Everything from the first line of the data below through the line that contains "const startDate = new Date(2025, 5, 19);" should be written out exactly, please, and nothing more; the pictures stay out.

###

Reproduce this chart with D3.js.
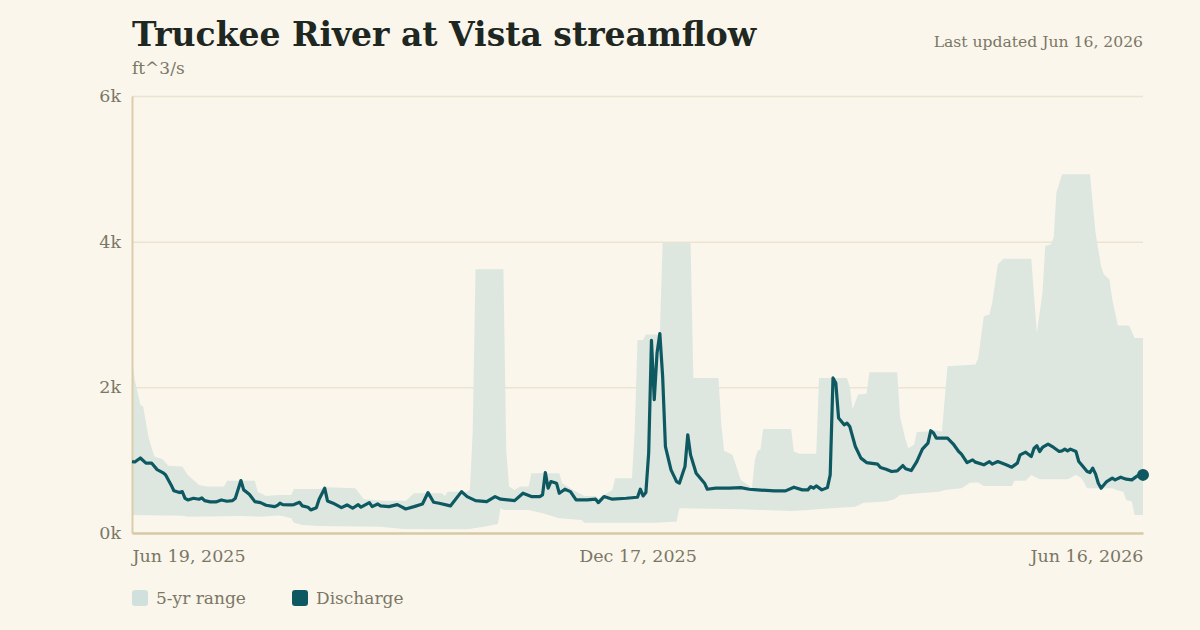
<!DOCTYPE html>
<html>
<head>
<meta charset="utf-8">
<script src="https://cdn.jsdelivr.net/npm/d3@7"></script>
<style>
  html, body { margin: 0; padding: 0; background: #faf6ec; }
  svg { display: block; }
  text { font-family: "DejaVu Serif", serif; }
</style>
</head>
<body>
<div id="chart-area"></div>
<script>
// days counted from Jun 19, 2025
const startDate = new Date(2025, 5, 19);

// daily discharge, ft^3/s
const flowDays = [0,1,3,5,7,9,11,12,14,15,
  17,18,19,20,22,24,25,26,28,30,
  32,34,36,37,39,40,42,44,46,48,
  51,52,53,54,57,58,60,61,63,64,
  66,67,69,70,72,75,77,79,81,82,
  85,86,88,89,92,95,98,101,104,106,
  108,110,114,118,120,123,127,130,132,137,
  140,143,146,147,148,149,150,152,153,155,
  157,159,163,166,167,169,172,177,181,182,
  183,184,185,186,187,188,189,190,191,193,
  195,196,198,199,200,202,205,206,209,214,
  218,221,224,230,234,237,240,242,243,244,
  245,247,249,250,251,252,253,255,256,257,
  259,261,263,267,268,270,272,274,276,277,
  279,281,283,285,286,287,288,292,294,296,
  297,299,301,302,305,307,308,310,313,315,
  317,318,320,322,323,324,325,326,328,330,
  332,333,334,335,336,338,339,340,342,343,
  344,345,346,347,349,351,352,354,356,358,
  360,362];
const flowValues = [980,975,1030,960,960,870,830,800,660,580,
  555,568,477,454,477,464,482,444,427,427,
  454,436,444,477,720,592,532,431,417,381,
  362,376,409,390,385,390,422,372,354,316,
  348,464,615,440,409,348,385,340,390,354,
  417,362,399,372,362,390,330,362,399,555,
  422,409,372,568,500,444,431,500,464,444,
  546,500,500,523,830,615,706,684,546,601,
  568,454,454,464,417,500,464,477,491,601,
  509,555,1097,2646,1830,2473,2738,2151,1187,867,
  706,684,912,1349,1073,821,684,601,615,615,
  623,601,592,578,578,629,592,592,637,615,
  647,592,623,798,2129,2060,1578,1486,1509,1463,
  1187,1028,967,945,899,876,844,853,926,881,
  857,981,1152,1234,1404,1372,1303,1303,1225,1119,
  1083,967,1004,973,936,981,945,981,936,904,
  959,1073,1110,1050,1165,1197,1119,1174,1220,1174,
  1119,1128,1152,1128,1152,1119,981,936,844,830,
  890,812,684,615,706,752,729,766,739,729,
  784,798];

// 5-yr range, top edge
const rangeHighDays = [0,1,3,4,6,8,11,13,18,20,
  24,27,33,34,44,45,48,52,57,58,
  67,70,80,83,90,98,101,111,112,113,
  120,121,122,123,133,134,135,137,139,142,
  143,153,154,158,162,166,167,169,172,173,
  179,180,181,183,184,189,190,200,201,210,
  211,212,215,218,222,223,224,225,226,236,
  237,239,245,246,256,257,258,260,263,264,
  274,275,277,278,280,281,285,286,290,292,
  302,303,305,307,308,310,312,322,323,324,
  326,327,329,330,331,332,333,343,345,347,
  348,350,351,353,357,359,362];
const rangeHighValues = [2400,2100,1760,1738,1300,1050,1014,922,912,798,
  660,637,637,716,716,568,509,523,523,605,
  605,629,615,464,444,444,546,546,509,568,
  568,600,1400,3620,3620,1142,637,592,637,637,
  821,821,684,592,509,509,477,523,592,752,
  752,1400,2646,2650,2725,2725,3986,3986,2129,2129,
  1500,1130,1073,729,620,1004,1128,1142,1427,1427,
  1119,1087,1087,2129,2129,2013,1700,1900,1913,2206,
  2206,1600,1280,1165,1211,1386,1394,1417,1394,2288,
  2312,2400,2976,3000,3161,3688,3766,3766,3252,2748,
  3298,3940,3963,4055,4674,4800,4926,4926,4124,3664,
  3550,3481,3206,2848,2848,2679,2679];

// 5-yr range, bottom edge
const rangeLowDays = [0,18,20,39,46,52,54,57,58,61,
  67,89,97,115,120,126,131,132,133,142,
  147,153,161,162,187,194,195,196,218,225,
  236,242,253,259,262,270,273,275,282,289,
  291,297,300,303,305,315,316,320,322,325,
  335,338,340,342,351,353,355,356,358,359,
  362];
const rangeLowValues = [248,238,224,234,224,240,234,202,142,110,
  96,87,55,51,51,87,124,345,316,316,
  271,202,179,142,142,156,156,340,326,316,
  303,316,348,362,417,431,464,523,546,568,
  592,615,690,692,647,647,716,716,798,739,
  739,798,752,615,615,582,568,454,431,248,
  248];

const yTicks = [0, 2000, 4000, 6000];
const xTickDays = [0, 181, 362];

const toDate = d => d3.timeDay.offset(startDate, d);

const margin = {top: 96, right: 57, bottom: 97, left: 132},
    width = 1200 - margin.left - margin.right,
    height = 630 - margin.top - margin.bottom;

const root = d3.select("#chart-area")
  .append("svg")
    .attr("width", 1200)
    .attr("height", 630);

const svg = root.append("g")
    .attr("transform", `translate(${margin.left}, ${margin.top})`);

const x = d3.scaleTime()
  .domain([toDate(0), toDate(362)])
  .range([0, width]);

const y = d3.scaleLinear()
  .domain([0, 6000])
  .range([height, 0]);

// header
root.append("text")
  .attr("x", margin.left).attr("y", 46)
  .style("font-size", "33px").style("font-weight", "bold")
  .attr("fill", "#1e2721")
  .text("Truckee River at Vista streamflow");
root.append("text")
  .attr("x", margin.left).attr("y", 74)
  .style("font-size", "17px")
  .attr("fill", "#7b7665")
  .text("ft^3/s");
root.append("text")
  .attr("x", margin.left + width).attr("y", 47)
  .attr("text-anchor", "end")
  .style("font-size", "15.6px")
  .attr("fill", "#7b7665")
  .text("Last updated Jun 16, 2026");

// gridlines
svg.append("g")
  .call(d3.axisLeft(y).tickValues(yTicks.slice(1)).tickSize(-width).tickFormat(""))
  .call(g => g.select(".domain").remove())
  .selectAll("line")
    .attr("stroke", "#ece3d1")
    .attr("stroke-width", 1.5);

// 5-yr range band: top edge forward, bottom edge back
const bandPoints = rangeHighDays.map((d, i) => [toDate(d), rangeHighValues[i]])
  .concat(rangeLowDays.map((d, i) => [toDate(d), rangeLowValues[i]]).reverse());
const bandLine = d3.line().x(d => x(d[0])).y(d => y(d[1]));

svg.append("path")
  .datum(bandPoints)
  .attr("fill", "#dde7e0")
  .attr("d", d => bandLine(d) + "Z");

// axes
svg.append("g")
  .call(d3.axisLeft(y).tickValues(yTicks).tickSize(0).tickPadding(11)
    .tickFormat(d => (d / 1000) + "k"))
  .call(g => g.select(".domain").attr("stroke", "#d9cdaa").attr("stroke-width", 2))
  .selectAll("text")
    .style("font-size", "17.5px")
    .style("font-family", "DejaVu Serif, serif")
    .attr("fill", "#7b7665");

const xAxis = svg.append("g")
  .attr("transform", `translate(0, ${height})`)
  .call(d3.axisBottom(x).tickValues(xTickDays.map(toDate)).tickSize(0).tickPadding(17)
    .tickFormat(d3.timeFormat("%b %-d, %Y")))
  .call(g => g.select(".domain").attr("stroke", "#d6c9a3").attr("stroke-width", 2.5));
xAxis.selectAll("text")
  .style("font-size", "17.5px")
  .style("font-family", "DejaVu Serif, serif")
  .attr("fill", "#7b7665")
  .attr("text-anchor", (d, i) => i === 0 ? "start" : i === 2 ? "end" : "middle");

// discharge line
const flow = flowDays.map((d, i) => ({date: toDate(d), value: flowValues[i]}));

svg.append("path")
  .datum(flow)
  .attr("fill", "none")
  .attr("stroke", "#0e5961")
  .attr("stroke-width", 3.2)
  .attr("stroke-linejoin", "round")
  .attr("d", d3.line().x(d => x(d.date)).y(d => y(d.value)));

const last = flow[flow.length - 1];
svg.append("circle")
  .attr("cx", x(last.date))
  .attr("cy", y(last.value))
  .attr("r", 6)
  .attr("fill", "#0e5961");

// legend
const legend = root.append("g").attr("transform", "translate(132, 590)");
const items = [["5-yr range", "#d0e1dd"], ["Discharge", "#0e5961"]];
items.forEach((it, i) => {
  const g = legend.append("g").attr("transform", `translate(${i * 160}, 0)`);
  g.append("rect").attr("width", 16).attr("height", 16).attr("rx", 3).attr("fill", it[1]);
  g.append("text").attr("x", 24).attr("y", 13.5)
    .style("font-size", "17px").attr("fill", "#7b7665").text(it[0]);
});
</script>
</body>
</html>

###

IN RESPONSE:
Reproduce this chart with D3.js.
<!DOCTYPE html>
<html>
<head>
<meta charset="utf-8">
<script src="https://cdn.jsdelivr.net/npm/d3@7"></script>
<style>
  html, body { margin: 0; padding: 0; background: #faf6ec; }
  svg { display: block; }
  text { font-family: "DejaVu Serif", serif; }
</style>
</head>
<body>
<div id="chart-area"></div>
<script>
// days counted from Jun 19, 2025
const startDate = new Date(2025, 5, 19);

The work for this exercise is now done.